Problem to work on: Transcribe the listing in full, excluding any pictures.

Material provided:
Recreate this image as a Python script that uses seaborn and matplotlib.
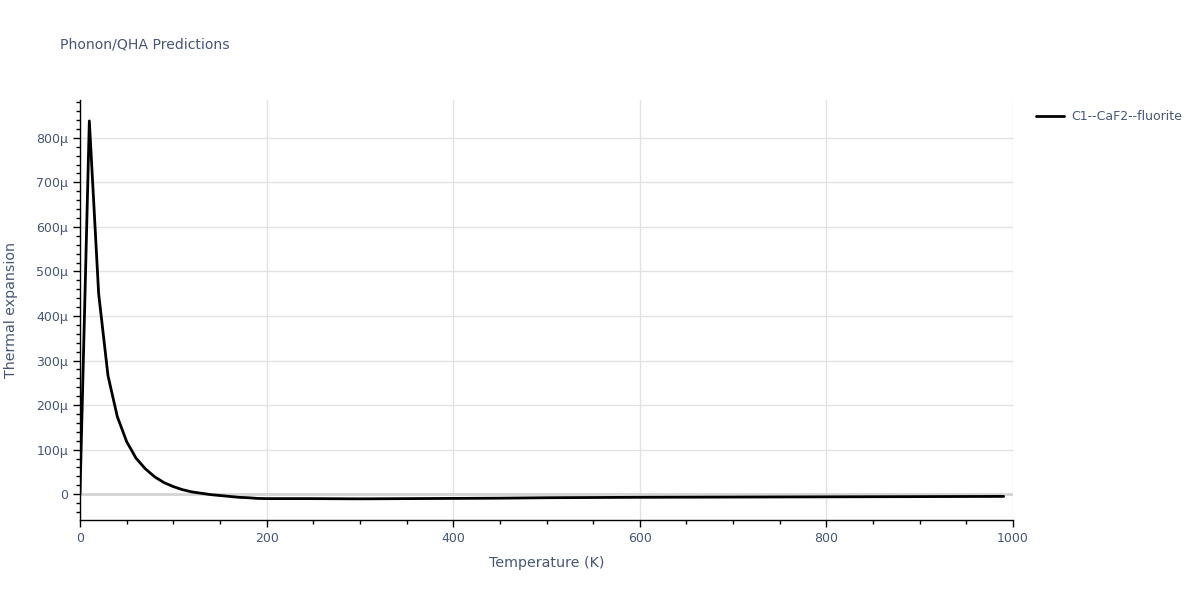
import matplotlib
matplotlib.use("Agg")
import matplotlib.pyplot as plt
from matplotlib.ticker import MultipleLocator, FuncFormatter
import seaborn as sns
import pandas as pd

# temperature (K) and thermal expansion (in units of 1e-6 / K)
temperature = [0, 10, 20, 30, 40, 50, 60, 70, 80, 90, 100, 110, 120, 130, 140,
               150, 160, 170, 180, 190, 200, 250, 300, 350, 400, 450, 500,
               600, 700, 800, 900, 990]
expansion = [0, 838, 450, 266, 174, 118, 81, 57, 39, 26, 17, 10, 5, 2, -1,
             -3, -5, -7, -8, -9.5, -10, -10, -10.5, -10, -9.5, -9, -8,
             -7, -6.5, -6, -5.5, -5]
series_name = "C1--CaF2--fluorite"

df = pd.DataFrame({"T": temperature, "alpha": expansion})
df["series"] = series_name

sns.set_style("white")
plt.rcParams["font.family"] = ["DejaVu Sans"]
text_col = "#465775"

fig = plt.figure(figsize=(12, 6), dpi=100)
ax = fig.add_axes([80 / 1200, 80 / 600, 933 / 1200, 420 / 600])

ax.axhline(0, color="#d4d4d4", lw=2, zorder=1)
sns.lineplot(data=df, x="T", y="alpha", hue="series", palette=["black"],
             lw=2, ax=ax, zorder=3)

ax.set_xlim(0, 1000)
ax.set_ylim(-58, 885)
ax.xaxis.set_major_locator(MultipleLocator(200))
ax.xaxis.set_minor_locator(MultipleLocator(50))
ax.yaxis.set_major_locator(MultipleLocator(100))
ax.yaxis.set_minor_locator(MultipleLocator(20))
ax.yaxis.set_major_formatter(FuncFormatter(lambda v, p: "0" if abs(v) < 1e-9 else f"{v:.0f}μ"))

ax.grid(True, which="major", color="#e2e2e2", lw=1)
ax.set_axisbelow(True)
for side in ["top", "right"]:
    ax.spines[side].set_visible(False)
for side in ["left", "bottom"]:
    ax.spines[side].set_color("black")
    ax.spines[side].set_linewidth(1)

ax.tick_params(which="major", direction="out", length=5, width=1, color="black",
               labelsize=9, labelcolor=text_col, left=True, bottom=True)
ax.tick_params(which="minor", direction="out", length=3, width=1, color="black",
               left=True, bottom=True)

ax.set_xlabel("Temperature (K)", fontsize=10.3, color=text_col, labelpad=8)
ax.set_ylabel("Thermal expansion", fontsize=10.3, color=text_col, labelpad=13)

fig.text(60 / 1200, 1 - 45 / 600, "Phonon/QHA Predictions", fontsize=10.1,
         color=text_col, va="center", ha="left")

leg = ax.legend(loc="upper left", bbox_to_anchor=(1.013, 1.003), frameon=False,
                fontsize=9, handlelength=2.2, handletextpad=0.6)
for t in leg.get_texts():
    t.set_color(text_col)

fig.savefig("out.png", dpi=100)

Expected answer:
Recreate this image as a Python script that uses seaborn and matplotlib.
import matplotlib
matplotlib.use("Agg")
import matplotlib.pyplot as plt
from matplotlib.ticker import MultipleLocator, FuncFormatter
import seaborn as sns
import pandas as pd

# temperature (K) and thermal expansion (in units of 1e-6 / K)
temperature = [0, 10, 20, 30, 40, 50, 60, 70, 80, 90, 100, 110, 120, 130, 140,
               150, 160, 170, 180, 190, 200, 250, 300, 350, 400, 450, 500,
               600, 700, 800, 900, 990]
expansion = [0, 838, 450, 266, 174, 118, 81, 57, 39, 26, 17, 10, 5, 2, -1,
             -3, -5, -7, -8, -9.5, -10, -10, -10.5, -10, -9.5, -9, -8,
             -7, -6.5, -6, -5.5, -5]
series_name = "C1--CaF2--fluorite"

df = pd.DataFrame({"T": temperature, "alpha": expansion})
df["series"] = series_name

sns.set_style("white")
plt.rcParams["font.family"] = ["DejaVu Sans"]
text_col = "#465775"

fig = plt.figure(figsize=(12, 6), dpi=100)
ax = fig.add_axes([80 / 1200, 80 / 600, 933 / 1200, 420 / 600])

ax.axhline(0, color="#d4d4d4", lw=2, zorder=1)
sns.lineplot(data=df, x="T", y="alpha", hue="series", palette=["black"],
             lw=2, ax=ax, zorder=3)

ax.set_xlim(0, 1000)
ax.set_ylim(-58, 885)
ax.xaxis.set_major_locator(MultipleLocator(200))
ax.xaxis.set_minor_locator(MultipleLocator(50))
ax.yaxis.set_major_locator(MultipleLocator(100))
ax.yaxis.set_minor_locator(MultipleLocator(20))
ax.yaxis.set_major_formatter(FuncFormatter(lambda v, p: "0" if abs(v) < 1e-9 else f"{v:.0f}μ"))

ax.grid(True, which="major", color="#e2e2e2", lw=1)
ax.set_axisbelow(True)
for side in ["top", "right"]:
    ax.spines[side].set_visible(False)
for side in ["left", "bottom"]:
    ax.spines[side].set_color("black")
    ax.spines[side].set_linewidth(1)

ax.tick_params(which="major", direction="out", length=5, width=1, color="black",
               labelsize=9, labelcolor=text_col, left=True, bottom=True)
ax.tick_params(which="minor", direction="out", length=3, width=1, color="black",
               left=True, bottom=True)

ax.set_xlabel("Temperature (K)", fontsize=10.3, color=text_col, labelpad=8)
ax.set_ylabel("Thermal expansion", fontsize=10.3, color=text_col, labelpad=13)

fig.text(60 / 1200, 1 - 45 / 600, "Phonon/QHA Predictions", fontsize=10.1,
         color=text_col, va="center", ha="left")

leg = ax.legend(loc="upper left", bbox_to_anchor=(1.013, 1.003), frameon=False,
                fontsize=9, handlelength=2.2, handletextpad=0.6)
for t in leg.get_texts():
    t.set_color(text_col)

fig.savefig("out.png", dpi=100)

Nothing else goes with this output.